Find each line with the string "matplotlib" and report it.
○ ○ ○ ○
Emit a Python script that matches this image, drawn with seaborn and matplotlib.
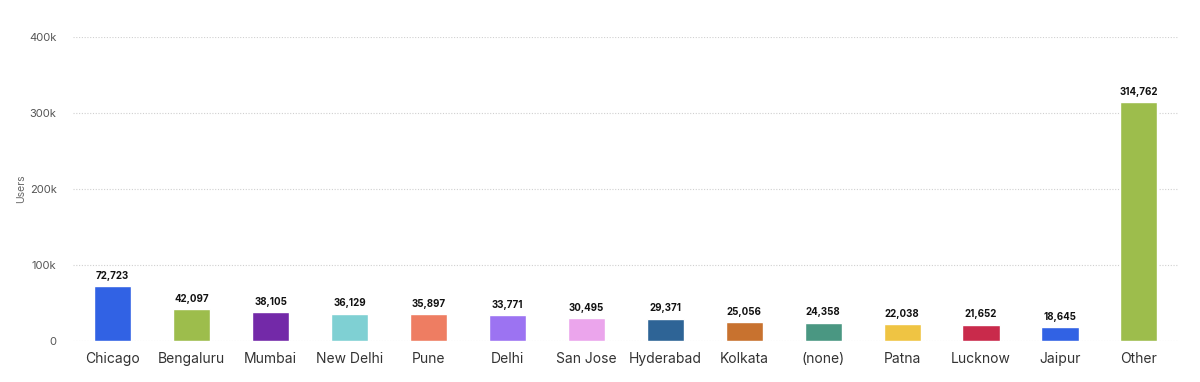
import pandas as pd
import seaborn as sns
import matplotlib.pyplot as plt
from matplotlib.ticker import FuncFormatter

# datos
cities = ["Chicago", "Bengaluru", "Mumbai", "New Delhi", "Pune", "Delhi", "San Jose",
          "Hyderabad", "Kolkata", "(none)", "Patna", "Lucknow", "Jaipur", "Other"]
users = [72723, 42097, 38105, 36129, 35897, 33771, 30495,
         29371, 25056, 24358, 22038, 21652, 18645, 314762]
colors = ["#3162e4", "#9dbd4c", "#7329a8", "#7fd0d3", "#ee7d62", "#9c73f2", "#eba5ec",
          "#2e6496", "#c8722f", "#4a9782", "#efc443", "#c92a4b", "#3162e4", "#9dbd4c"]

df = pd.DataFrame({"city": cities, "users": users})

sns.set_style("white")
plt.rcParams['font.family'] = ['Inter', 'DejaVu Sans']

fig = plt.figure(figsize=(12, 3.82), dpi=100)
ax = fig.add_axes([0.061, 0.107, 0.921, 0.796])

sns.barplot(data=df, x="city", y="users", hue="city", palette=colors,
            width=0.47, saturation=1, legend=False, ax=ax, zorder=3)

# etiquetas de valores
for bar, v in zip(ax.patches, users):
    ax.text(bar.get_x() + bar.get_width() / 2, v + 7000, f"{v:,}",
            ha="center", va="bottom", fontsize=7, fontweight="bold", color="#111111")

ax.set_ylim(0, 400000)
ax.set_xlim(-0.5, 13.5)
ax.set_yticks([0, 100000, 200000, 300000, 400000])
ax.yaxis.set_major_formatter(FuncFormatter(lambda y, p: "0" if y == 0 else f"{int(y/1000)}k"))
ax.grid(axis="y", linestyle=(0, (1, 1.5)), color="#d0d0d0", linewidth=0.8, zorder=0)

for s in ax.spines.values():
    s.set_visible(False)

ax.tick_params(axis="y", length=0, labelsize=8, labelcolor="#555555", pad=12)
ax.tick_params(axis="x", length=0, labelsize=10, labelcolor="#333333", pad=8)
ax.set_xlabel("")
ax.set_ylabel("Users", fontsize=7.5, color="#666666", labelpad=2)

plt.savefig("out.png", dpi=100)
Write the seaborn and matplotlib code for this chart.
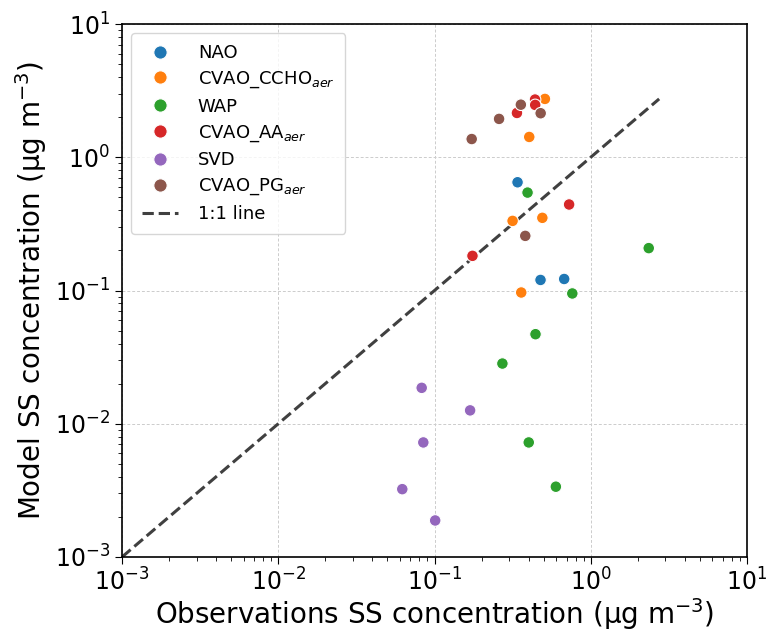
○ ○ ○ ○
ANSWER BELOW:
Emit a Python script that matches this image, drawn with seaborn and matplotlib.
import matplotlib.pyplot as plt
from matplotlib.ticker import FuncFormatter
Write the seaborn and matplotlib code for this chart.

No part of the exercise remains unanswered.